#### Data for processing

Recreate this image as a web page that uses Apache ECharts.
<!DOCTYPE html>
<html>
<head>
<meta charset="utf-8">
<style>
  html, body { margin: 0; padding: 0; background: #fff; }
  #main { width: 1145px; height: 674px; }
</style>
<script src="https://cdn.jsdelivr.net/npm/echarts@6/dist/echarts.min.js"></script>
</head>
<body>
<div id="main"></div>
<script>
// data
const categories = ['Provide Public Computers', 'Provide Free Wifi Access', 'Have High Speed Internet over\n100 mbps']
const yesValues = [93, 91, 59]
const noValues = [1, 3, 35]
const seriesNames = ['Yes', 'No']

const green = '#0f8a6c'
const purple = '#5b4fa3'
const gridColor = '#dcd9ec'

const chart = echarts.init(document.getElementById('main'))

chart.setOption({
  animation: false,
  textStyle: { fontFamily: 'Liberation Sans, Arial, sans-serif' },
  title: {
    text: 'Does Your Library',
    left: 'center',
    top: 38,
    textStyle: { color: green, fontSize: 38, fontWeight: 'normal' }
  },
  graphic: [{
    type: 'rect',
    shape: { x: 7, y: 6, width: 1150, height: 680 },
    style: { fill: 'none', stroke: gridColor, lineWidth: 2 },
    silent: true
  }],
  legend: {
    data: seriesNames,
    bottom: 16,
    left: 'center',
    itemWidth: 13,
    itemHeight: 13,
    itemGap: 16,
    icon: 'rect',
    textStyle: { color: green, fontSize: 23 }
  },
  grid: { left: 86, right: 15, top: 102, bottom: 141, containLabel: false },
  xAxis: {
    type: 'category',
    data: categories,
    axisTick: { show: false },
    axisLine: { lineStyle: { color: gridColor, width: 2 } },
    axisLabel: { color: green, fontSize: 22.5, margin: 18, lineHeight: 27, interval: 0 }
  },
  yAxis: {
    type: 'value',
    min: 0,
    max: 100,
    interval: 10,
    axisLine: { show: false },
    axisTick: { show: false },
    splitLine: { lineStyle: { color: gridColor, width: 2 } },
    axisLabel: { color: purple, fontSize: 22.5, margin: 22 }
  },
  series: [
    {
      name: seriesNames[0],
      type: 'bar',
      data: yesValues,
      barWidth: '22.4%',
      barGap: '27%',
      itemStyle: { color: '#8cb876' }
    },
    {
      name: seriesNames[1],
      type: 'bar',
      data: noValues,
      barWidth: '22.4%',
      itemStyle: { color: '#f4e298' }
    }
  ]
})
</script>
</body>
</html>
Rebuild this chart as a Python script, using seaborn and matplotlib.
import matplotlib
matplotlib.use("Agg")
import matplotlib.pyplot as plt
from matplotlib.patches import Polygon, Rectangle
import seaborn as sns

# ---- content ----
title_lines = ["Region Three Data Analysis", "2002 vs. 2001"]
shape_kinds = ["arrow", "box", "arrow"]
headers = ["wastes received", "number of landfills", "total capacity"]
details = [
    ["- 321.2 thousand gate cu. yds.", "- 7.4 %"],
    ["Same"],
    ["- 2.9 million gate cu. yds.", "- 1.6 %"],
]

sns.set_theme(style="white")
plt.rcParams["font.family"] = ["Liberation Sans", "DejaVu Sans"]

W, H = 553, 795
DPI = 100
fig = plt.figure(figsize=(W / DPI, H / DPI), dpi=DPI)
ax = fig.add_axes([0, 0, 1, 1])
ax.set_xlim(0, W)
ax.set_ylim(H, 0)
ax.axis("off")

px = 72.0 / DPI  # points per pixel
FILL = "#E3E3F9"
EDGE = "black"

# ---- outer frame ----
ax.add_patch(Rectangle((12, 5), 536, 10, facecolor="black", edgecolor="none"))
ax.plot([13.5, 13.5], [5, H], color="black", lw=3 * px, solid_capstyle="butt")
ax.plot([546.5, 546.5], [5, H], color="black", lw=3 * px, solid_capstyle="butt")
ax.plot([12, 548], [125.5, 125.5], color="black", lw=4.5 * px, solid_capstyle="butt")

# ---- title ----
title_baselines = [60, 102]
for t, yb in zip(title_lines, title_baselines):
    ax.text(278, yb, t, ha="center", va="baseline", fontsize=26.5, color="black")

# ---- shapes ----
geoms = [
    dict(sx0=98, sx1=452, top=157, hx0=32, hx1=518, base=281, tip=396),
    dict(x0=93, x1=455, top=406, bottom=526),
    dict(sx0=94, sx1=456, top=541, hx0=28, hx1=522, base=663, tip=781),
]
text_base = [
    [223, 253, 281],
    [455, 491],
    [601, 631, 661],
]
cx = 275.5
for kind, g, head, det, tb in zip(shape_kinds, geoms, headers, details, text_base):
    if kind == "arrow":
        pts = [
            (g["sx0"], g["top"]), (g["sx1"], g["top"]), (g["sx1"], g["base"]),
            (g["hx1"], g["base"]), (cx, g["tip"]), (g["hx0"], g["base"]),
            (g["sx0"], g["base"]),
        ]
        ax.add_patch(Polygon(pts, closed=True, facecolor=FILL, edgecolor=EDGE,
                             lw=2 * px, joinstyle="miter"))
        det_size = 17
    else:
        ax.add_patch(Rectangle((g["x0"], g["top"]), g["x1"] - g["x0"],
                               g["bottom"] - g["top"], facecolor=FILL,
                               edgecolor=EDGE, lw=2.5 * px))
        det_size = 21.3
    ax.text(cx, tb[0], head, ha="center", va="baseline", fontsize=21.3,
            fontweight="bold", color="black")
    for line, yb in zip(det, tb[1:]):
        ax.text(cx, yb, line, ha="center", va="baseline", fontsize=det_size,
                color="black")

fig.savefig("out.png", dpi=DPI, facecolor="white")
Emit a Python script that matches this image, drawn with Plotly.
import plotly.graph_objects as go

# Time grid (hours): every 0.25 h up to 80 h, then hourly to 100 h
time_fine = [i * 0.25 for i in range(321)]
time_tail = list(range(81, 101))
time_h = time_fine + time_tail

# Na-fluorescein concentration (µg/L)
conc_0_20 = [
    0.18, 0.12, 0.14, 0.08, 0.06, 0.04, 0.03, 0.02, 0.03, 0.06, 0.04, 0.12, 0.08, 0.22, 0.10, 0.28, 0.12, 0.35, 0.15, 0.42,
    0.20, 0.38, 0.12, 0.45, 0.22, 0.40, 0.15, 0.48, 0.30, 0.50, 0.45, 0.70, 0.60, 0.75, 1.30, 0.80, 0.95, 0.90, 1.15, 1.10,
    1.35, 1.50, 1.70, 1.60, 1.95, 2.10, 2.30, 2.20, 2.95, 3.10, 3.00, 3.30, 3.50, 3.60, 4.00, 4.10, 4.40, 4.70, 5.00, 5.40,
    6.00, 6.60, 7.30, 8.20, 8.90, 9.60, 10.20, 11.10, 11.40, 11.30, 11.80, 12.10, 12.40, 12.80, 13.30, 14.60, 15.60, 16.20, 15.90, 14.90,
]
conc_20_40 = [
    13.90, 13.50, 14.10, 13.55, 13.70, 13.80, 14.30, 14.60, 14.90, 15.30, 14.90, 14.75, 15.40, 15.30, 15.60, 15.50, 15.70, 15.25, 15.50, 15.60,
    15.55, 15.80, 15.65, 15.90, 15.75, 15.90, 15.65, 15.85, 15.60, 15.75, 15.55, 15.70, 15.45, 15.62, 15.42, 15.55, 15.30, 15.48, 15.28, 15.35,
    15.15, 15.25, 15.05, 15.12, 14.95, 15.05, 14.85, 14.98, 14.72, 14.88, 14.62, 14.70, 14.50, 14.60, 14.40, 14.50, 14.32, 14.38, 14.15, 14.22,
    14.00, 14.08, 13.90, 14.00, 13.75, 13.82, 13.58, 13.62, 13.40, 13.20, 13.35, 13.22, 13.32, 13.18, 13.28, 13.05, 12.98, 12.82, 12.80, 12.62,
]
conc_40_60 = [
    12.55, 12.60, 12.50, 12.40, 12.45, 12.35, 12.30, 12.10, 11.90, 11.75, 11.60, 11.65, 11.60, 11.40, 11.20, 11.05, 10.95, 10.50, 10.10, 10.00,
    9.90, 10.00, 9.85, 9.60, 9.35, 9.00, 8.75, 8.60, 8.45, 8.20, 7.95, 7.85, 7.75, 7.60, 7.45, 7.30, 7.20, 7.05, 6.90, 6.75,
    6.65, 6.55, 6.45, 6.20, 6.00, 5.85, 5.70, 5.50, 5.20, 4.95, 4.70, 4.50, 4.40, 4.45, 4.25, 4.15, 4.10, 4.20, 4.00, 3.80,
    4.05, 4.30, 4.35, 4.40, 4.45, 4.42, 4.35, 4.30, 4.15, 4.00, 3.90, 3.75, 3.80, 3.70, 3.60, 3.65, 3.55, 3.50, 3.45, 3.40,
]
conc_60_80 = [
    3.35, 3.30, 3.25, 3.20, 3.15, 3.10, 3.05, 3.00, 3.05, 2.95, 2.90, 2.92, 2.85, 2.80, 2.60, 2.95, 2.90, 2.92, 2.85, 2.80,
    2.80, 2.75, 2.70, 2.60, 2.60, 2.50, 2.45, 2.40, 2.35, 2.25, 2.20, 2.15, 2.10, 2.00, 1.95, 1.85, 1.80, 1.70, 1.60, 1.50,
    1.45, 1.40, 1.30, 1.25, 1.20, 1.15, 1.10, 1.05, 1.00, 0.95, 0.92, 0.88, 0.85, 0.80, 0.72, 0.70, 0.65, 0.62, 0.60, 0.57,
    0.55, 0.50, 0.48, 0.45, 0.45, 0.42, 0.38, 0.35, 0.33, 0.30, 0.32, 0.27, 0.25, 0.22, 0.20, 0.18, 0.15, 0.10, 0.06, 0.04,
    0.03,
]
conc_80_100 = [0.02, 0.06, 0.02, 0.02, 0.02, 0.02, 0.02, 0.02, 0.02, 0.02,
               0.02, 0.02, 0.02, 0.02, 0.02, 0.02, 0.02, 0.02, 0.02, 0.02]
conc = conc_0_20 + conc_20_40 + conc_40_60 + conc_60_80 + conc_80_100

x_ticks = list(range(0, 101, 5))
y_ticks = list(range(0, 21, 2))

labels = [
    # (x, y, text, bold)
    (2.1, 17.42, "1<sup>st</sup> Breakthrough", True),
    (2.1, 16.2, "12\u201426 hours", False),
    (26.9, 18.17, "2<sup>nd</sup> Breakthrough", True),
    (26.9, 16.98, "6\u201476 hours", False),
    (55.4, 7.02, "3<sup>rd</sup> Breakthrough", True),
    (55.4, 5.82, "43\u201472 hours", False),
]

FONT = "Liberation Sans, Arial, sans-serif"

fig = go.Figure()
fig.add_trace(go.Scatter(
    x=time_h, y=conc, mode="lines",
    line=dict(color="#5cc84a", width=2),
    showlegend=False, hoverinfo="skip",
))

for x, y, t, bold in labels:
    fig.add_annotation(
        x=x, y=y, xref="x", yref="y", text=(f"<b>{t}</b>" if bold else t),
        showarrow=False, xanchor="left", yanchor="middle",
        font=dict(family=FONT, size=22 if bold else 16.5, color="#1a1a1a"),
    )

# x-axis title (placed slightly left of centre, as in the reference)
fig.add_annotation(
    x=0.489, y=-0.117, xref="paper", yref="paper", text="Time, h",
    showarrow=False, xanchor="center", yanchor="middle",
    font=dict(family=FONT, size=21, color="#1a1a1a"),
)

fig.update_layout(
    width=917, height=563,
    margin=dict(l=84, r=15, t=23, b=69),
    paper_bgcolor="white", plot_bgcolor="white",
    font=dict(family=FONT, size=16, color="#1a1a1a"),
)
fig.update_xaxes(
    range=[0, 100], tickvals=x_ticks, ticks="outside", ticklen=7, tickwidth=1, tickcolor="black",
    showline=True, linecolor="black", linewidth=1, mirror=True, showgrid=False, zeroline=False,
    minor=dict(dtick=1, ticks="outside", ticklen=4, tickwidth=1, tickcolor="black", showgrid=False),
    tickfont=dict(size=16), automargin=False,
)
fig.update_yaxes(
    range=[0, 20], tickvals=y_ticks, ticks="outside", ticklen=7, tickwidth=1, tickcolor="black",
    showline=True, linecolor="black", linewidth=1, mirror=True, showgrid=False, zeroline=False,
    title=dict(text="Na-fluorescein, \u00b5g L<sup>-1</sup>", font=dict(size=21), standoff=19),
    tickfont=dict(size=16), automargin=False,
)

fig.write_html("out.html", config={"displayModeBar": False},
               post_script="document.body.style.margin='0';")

#### The exercise
Restate, word for word and with nothing added, the lines from the first line of the listing through the one where "const chart = echarts.init(document.getElementById('main'))" stands.

#### Response for this exercise
Recreate this image as a web page that uses Apache ECharts.
<!DOCTYPE html>
<html>
<head>
<meta charset="utf-8">
<style>
  html, body { margin: 0; padding: 0; background: #fff; }
  #main { width: 1145px; height: 674px; }
</style>
<script src="https://cdn.jsdelivr.net/npm/echarts@6/dist/echarts.min.js"></script>
</head>
<body>
<div id="main"></div>
<script>
// data
const categories = ['Provide Public Computers', 'Provide Free Wifi Access', 'Have High Speed Internet over\n100 mbps']
const yesValues = [93, 91, 59]
const noValues = [1, 3, 35]
const seriesNames = ['Yes', 'No']

const green = '#0f8a6c'
const purple = '#5b4fa3'
const gridColor = '#dcd9ec'

const chart = echarts.init(document.getElementById('main'))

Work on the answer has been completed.